We would like to find the direction (the coefficients \(\phi_{j1}\)’s) that maximizes the variance of \(Z_1\):

\[\max_{\phi_{11}, \dots, \phi_{p1}} \text{Var}(Z_1) = \max_{\phi_{11}, \dots, \phi_{p1}} \frac{1}{n}\sum_{i = 1}^n (\sum_{j = 1}^p \phi_{j1} x_{ij})^2 \] subject to the normalization constraint \(\sum _{i=1}^{p} \phi_{i1}^2 = 1\).

Optimization

\[\text{Var}(Z_1) = E(Z_1^2) = \frac{1}{n}\sum_{i = 1}^n z_{i1}^2 = \left\lVert z_{1} \right\rVert^2 = \left\lVert X\phi_1 \right\rVert^2 = \phi_1^T X^T X \phi_1\]

subject to \(\phi_1^T \phi_1 = 1\)

Use Lagrange multipliers to solve the constrained optimization problem:

\[ L(\phi_1, \lambda) = \phi_1^T X^T X \phi_1 - \lambda (\phi_1^T \phi_1 - 1)\] Take the derivative and set it to zero gives \[X^TX\phi_1 = \lambda \phi_1\]

This is the eigenvalue equation for the matrix \(X^TX\).

Recognize \(X^TX\) is related the covariance matrix: \(S = \frac{1}{n-1}X^TX\), the first principal component (\(\phi_1\)) is the eigenvector of \(X^TX\) corresponding to the largest eigenvalue.

Computation

The first principal component (\(\phi_1\)) is the eigenvector of \(X^TX\) corresponding to the largest eigenvalue. This can be obtained through:

  1. Singular value decomposition (SVD) of \(X\) (always apply):

\[X = UDV^T\]

  1. Eigen-decomposition of \(X^TX = (n-1) S\) (since \(X^TX\) is square):

\[X^TX = V D^2 V^T\]

where

  • \(X\) is a \(n \times p\) matrix
  • \(U\) is a \(n \times n\) orthogonal matrix (\(U^TU = 1\))
  • \(D\) is a \(n \times p\) diagonal matrix with non-negative elements (square root of the eigenvalues of \(X^TX\) arranged in descending order)
  • \(V\) is a \(p \times p\) orthogonal matrix (eigenvectors: \(V^TV = 1\))

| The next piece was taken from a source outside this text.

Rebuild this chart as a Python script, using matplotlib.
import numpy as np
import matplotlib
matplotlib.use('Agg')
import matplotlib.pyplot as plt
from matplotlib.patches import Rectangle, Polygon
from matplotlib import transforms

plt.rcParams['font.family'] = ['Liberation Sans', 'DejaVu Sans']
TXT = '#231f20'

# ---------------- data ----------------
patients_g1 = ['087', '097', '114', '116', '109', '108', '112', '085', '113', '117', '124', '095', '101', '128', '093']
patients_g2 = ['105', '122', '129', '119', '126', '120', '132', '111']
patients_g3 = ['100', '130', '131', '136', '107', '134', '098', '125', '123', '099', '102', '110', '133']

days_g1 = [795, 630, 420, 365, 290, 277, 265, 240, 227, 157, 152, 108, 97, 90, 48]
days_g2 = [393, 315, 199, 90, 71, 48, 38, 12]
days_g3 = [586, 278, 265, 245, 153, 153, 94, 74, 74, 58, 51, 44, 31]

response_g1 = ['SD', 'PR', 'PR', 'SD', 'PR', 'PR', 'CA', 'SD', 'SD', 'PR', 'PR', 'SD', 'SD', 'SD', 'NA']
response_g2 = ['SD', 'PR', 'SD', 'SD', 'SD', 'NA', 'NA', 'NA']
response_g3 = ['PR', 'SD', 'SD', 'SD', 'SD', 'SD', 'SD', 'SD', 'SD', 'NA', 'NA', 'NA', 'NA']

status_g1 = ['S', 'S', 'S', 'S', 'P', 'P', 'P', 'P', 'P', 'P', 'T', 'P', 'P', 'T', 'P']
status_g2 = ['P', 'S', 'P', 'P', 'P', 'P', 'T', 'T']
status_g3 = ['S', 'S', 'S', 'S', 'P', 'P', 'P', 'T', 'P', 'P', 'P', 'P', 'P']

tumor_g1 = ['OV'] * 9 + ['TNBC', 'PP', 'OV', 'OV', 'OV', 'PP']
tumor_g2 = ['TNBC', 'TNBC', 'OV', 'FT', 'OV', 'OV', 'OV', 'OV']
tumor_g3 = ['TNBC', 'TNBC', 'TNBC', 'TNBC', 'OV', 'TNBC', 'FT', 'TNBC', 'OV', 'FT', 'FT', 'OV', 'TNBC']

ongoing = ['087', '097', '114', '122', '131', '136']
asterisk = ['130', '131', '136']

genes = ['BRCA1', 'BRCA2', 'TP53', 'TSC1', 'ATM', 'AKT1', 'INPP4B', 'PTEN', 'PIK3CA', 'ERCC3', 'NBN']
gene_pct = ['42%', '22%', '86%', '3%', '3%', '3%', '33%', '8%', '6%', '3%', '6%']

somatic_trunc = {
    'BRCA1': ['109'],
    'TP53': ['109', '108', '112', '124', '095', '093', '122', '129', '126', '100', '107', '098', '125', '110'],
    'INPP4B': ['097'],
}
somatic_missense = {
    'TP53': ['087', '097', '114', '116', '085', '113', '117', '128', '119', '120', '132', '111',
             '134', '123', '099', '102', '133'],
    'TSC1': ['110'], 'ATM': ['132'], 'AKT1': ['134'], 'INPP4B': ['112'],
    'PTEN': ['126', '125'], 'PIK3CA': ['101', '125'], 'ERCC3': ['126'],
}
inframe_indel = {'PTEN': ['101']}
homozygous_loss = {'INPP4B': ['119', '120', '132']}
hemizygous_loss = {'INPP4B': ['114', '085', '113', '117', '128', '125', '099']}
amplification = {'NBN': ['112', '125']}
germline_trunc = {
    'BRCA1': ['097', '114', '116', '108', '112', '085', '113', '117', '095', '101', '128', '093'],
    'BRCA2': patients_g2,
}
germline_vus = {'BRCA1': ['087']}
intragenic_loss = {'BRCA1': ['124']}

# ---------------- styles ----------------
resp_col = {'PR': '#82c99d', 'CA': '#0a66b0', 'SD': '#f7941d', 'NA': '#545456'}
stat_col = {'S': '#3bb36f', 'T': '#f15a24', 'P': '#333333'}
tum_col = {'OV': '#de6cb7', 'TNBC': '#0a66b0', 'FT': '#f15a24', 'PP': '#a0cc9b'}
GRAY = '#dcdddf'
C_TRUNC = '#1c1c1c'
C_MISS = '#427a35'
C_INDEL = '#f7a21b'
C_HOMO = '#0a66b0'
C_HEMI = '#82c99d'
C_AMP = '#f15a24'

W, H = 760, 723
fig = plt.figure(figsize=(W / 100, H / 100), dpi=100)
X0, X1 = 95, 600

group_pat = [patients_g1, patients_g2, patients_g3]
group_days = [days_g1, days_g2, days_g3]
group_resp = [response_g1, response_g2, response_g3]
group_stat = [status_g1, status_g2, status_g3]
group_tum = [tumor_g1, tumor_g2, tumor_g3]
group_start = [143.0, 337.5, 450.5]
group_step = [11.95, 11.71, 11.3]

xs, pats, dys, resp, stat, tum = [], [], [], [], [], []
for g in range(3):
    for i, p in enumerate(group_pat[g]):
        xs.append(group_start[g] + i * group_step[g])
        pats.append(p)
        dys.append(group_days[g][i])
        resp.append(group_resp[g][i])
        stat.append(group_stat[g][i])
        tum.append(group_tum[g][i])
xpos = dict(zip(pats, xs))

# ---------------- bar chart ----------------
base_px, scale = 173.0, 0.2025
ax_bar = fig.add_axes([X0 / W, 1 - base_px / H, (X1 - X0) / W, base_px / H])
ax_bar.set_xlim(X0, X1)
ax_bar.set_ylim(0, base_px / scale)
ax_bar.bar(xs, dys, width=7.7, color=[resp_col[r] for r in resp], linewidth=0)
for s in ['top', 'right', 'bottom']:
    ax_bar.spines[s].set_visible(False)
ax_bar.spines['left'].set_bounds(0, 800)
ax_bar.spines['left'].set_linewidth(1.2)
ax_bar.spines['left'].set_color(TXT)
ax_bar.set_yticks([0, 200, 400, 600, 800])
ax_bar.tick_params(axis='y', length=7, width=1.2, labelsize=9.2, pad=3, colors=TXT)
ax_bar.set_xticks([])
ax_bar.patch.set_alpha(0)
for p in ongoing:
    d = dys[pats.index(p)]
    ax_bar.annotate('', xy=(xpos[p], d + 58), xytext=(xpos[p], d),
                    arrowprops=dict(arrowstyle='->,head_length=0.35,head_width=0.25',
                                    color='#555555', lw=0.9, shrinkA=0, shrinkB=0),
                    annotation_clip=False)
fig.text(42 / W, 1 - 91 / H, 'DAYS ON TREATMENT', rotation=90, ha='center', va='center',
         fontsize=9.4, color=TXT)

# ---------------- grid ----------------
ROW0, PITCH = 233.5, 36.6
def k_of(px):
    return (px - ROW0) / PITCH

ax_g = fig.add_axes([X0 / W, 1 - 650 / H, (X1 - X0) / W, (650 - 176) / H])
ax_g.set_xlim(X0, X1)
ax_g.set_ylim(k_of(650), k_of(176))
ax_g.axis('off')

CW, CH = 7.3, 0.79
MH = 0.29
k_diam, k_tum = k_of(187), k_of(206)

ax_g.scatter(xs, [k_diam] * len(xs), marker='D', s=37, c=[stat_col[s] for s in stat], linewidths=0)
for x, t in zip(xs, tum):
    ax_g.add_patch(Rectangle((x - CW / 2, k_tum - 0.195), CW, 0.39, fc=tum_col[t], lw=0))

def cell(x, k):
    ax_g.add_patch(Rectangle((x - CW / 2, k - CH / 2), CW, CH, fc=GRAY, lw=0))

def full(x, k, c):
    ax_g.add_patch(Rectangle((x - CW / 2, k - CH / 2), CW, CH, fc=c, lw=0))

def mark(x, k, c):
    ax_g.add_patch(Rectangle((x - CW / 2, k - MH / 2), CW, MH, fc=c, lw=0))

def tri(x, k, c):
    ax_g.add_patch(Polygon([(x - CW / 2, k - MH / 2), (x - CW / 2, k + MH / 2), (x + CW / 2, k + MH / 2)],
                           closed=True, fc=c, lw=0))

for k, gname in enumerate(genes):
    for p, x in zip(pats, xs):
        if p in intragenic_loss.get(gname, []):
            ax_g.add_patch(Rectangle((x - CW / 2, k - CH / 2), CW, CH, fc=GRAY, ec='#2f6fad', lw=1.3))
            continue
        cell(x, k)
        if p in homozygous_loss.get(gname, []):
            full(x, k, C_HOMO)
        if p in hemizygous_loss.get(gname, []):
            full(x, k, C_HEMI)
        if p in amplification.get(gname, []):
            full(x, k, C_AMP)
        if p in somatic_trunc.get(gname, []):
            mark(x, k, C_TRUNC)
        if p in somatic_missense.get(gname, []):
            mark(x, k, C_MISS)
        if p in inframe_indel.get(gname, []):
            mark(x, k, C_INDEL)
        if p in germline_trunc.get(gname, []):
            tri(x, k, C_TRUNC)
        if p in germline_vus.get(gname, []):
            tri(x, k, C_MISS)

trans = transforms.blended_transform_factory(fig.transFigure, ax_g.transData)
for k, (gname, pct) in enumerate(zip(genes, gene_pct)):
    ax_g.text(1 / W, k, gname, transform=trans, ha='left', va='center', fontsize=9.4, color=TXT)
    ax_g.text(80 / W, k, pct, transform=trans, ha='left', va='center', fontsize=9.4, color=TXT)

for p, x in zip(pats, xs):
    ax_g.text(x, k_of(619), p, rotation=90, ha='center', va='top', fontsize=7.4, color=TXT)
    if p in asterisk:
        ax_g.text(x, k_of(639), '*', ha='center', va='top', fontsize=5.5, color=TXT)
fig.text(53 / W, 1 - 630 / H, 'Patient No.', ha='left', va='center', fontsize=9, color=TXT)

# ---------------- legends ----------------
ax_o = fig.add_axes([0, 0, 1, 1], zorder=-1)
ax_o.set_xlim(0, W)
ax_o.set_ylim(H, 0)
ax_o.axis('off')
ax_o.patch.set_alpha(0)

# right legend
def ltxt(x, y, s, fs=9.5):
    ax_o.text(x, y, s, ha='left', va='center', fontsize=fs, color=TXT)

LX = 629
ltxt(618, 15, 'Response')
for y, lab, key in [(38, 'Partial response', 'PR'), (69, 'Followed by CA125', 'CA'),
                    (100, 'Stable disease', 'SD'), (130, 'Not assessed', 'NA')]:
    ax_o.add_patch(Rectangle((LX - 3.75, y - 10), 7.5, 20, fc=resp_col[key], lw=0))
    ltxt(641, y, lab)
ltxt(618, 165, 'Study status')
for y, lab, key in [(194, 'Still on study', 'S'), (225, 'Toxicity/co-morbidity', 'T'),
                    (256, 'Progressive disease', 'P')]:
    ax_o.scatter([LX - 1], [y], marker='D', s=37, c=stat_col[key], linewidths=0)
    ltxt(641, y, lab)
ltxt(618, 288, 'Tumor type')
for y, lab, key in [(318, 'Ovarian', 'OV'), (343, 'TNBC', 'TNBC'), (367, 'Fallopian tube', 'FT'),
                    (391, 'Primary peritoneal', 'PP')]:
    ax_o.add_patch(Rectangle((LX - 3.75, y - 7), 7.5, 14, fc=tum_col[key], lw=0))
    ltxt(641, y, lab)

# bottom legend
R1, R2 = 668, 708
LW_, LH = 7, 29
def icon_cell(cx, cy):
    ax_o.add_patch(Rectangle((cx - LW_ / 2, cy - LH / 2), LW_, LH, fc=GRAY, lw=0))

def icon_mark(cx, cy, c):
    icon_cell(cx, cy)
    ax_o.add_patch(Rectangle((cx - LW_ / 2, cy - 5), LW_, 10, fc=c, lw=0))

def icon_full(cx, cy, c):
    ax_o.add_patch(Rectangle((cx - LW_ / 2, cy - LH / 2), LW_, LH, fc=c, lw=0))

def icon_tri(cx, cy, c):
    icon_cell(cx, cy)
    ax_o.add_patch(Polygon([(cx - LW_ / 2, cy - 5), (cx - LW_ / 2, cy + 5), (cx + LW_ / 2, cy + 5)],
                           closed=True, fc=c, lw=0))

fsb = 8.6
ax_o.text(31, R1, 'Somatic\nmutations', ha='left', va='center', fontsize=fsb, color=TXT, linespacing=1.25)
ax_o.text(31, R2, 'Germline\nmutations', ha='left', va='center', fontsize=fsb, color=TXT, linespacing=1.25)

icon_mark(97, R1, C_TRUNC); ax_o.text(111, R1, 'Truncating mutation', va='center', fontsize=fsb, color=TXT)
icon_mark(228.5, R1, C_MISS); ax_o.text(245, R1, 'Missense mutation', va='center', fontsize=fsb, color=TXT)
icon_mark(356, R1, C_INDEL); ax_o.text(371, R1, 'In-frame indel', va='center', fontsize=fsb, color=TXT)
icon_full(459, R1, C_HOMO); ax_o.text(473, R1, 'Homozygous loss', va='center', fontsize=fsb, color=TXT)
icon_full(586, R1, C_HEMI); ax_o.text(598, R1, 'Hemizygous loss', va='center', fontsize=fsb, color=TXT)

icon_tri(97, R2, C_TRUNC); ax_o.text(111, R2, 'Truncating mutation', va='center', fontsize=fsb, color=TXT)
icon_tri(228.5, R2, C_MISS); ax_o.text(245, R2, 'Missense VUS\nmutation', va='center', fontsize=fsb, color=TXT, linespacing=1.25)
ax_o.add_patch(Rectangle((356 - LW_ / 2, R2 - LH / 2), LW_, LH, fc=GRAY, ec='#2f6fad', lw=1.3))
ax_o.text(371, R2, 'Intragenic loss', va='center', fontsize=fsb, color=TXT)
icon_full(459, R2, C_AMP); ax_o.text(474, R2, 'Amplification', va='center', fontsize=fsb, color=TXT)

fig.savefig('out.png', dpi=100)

Principal component analysis

The second principal component (PC2): \(Z_2 = \phi_{12}X_1 + \phi_{22}X_2 + \dots + \phi_{p2}X_p\)

The second principal component is the linear combination of \(X_1, X_2, \dots, X_p\) that has the largest variance out of all linear combinations that are uncorrelated with \(Z_1\).

subject to “\(Z_2\) being uncorrelated with \(Z_1\)”.

This is equivalent to constraining \(\phi_2\) to be orthogonal to \(\phi_1\), hence

\[\max_{\phi_{12}, \dots, \phi_{p2}} \text{Var}(Z_2) = \max_{\phi_{12}, \dots, \phi_{p2}} \frac{1}{n}\sum_{i = 1}^n (\sum_{j = 1}^p \phi_{j2} x_{ij})^2 \] subject to the normalization constraint \(\sum _{i=1}^{p} \phi_{i2}^2 = 1\) and the orthogonality constraint \(\sum_{i=1}^{p} \phi_{i1}\phi_{i2} = 0\).